Przygoda Di Francesco z Sassuolo to zresztą "piękny cytat piłkarski". I swego rodzaj hołd dla Zemana. Na przełomie lat 80. i 90. Czech przejął Foggie, zespół wówczas, który był beniaminkiem Serie B. Już w drugim sezonie awansował z nią do Serie A, a następnie był bliski europejskich pucharów, choć klub miał szybciej się stoczyć z ligi niż do niej awansował.

Awans Romy i jej najlepsza wiosna w europejskich pucharach od roku 1984 to wielki sukces Di Francesco, ale nie zapominajmy o piłkarzach. W Rzymie roi się od wielu ciekawych zawodników. Bramki strzeże Brazylijczyk Alisson Becker, którego już niedługo pewnie zobaczymy w klubie z TOP 5 światowego futbolu. Ważną rolę pełnią także wahadłowi: Florenzi (wychowanek klubu) i Kolarov (odkurzony z Manchesteru City).
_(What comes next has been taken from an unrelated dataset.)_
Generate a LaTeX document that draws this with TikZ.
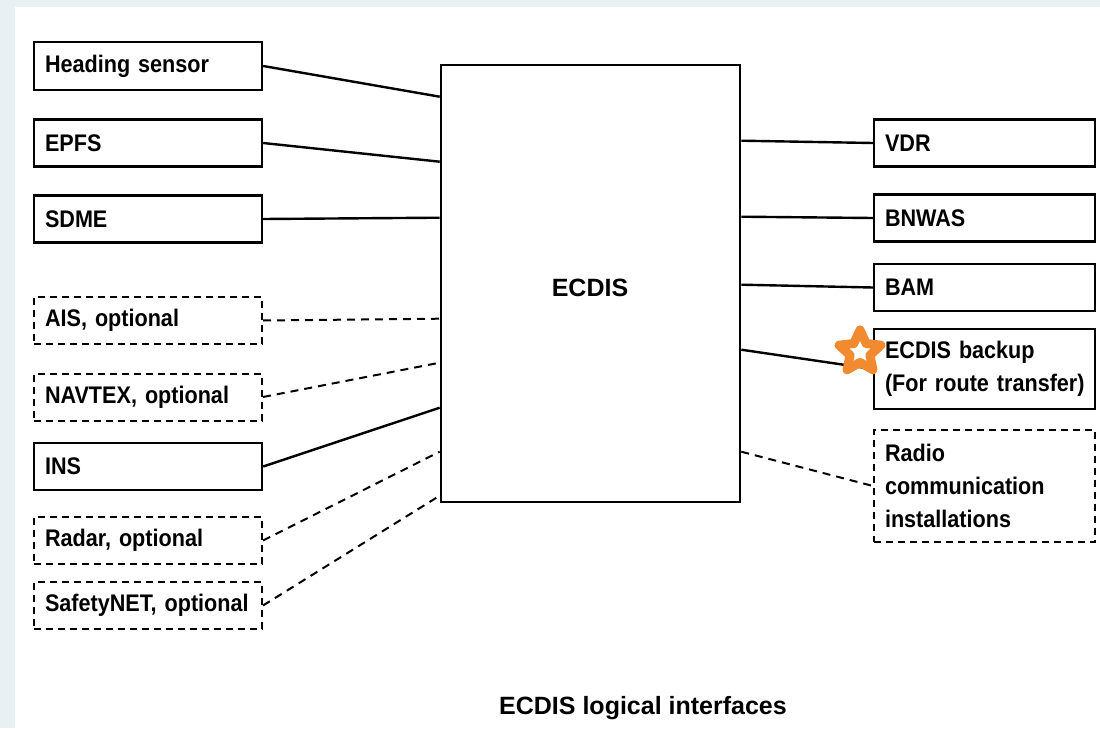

W pomocy zaporę trudną do przejścia tworzą: De Rossi, Kevin Strootman i Radja Nainggolan. No i atak. Edin Dżeko, który w ciągu swojej kariery zdobył już niemal 300 bramek, oraz dwaj wielce utalentowani: 22-letni Patrik Schick i 20-letni Cengiz Under, zwany "tureckim Dybalą".

Jaka czeka przyszłość Romę? W Serie A powalczą z lokalnym rywalem - Lazio - o trzecią lokatę. A w Lidze Mistrzów? Prawdopodobnie ich przygoda zakończy się w półfinale. Na pierwszy rzut oka wydaje się, że tylko Liverpool jest zespołem, z którym mogliby sobie  poradzić. Jednak dwumecz z Barceloną pokazał, że w futbolu nie istnieją rzeczy niemożliwe. A Roma wciąż chce zaskakiwać.

- Powinniśmy wierzyć, że będziemy w stanie znaleźć się w finale Ligi Mistrzów. Dlaczego nie mielibyśmy wierzyć? Zaszliśmy już tak daleko, nikt nie spodziewał się, że możemy znaleźć się w półfinale, więc teraz pora podnieść poprzeczkę - skwitował Di Francesco. 48-latek już udowodnił, że warto jego słowa brać na poważnie.